Recently I was contacted by an entrepreneur that I had met years before (but never worked with). He found me through a friend. When I originally met him, he was trying to put together three small companies, one of which he owned, into one combined business and buyout the other owners. He ran a small distribution and logistics company and when I asked him how he had been, I got a very long answer.
This entrepreneur in an effort to grow his business decided to sell it to a publicly but thinly traded company (often called ‘pink sheet’ company). For that he received cash equal to 20% of the purchase price and stock in the parent company equal to 80% of the value of his business. He did this transaction because he believed in the broader vision of the public company and believed the public company would help him handle payroll and administration for his business which would allow him to realize some shared savings and allow him to grow his own business. The plan was that as the business grew, each owner could sell his shares in a public market based on his own unique liquidity needs (a very common rationale in any consolidation “story”.)

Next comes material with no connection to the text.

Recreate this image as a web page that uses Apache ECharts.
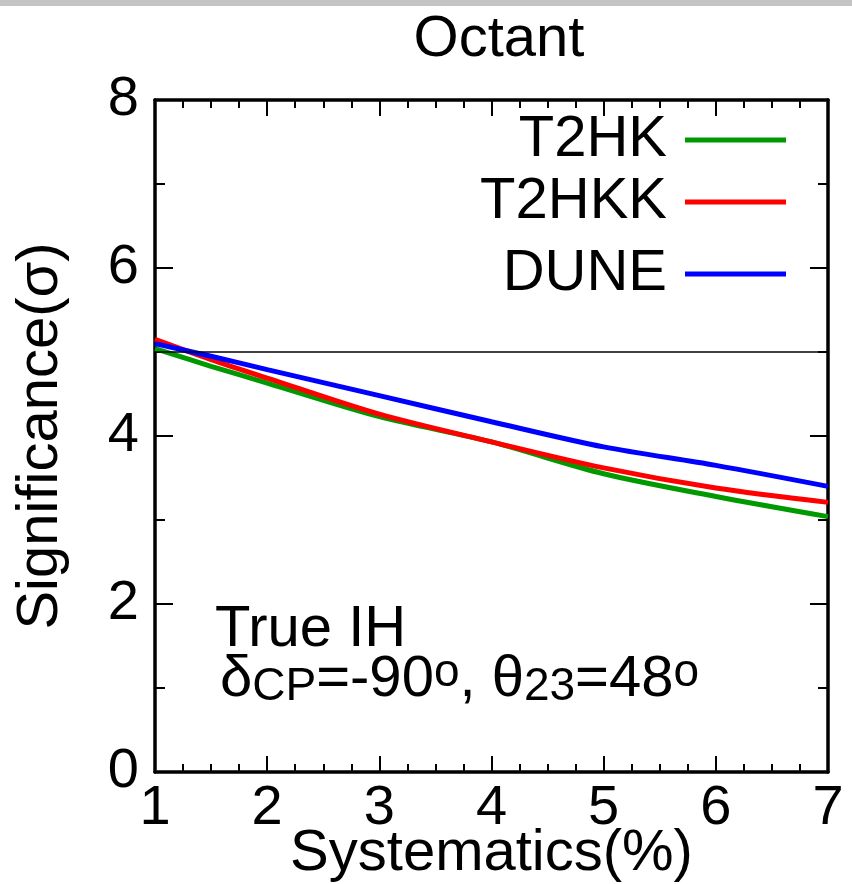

Within less than a year of completing this sale, the entrepreneur began to receive notices from his vendors saying he was past due. Under the new arrangement the parent was supposed to collect the company’s revenues and pay his bills. Well it turns out they did one and not the other.
Around the same time the entrepreneur figured this out, the company filed bankruptcy and he and his legal counsel believed they had no legal recourse. They believed this company had devised a (legal) plan to utilize revenues from one company to fund select others. Upon liquidation each owner got his business back but his was saddled with debt. Within 60 days the business he ‘sold’ was out of business and over 100 employees lost their jobs. (This is all based on his personal account. I did no further fact checking or investigation.)
Stories like this are sad when they happen to well intentioned entrepreneurs. The lessons are obvious and the only objective is to let others know, things like this happen and often to the least deserving of such grief.
What I told him back then, I will tell you know – anytime someone wants to buy your business and 80% of the purchase price in their stock – RUN!!!!! If you don’t get (mostly) cash, you haven’t sold your business. Small businesses that feel they have no big buyers fall prey to this. Don’t you do it too!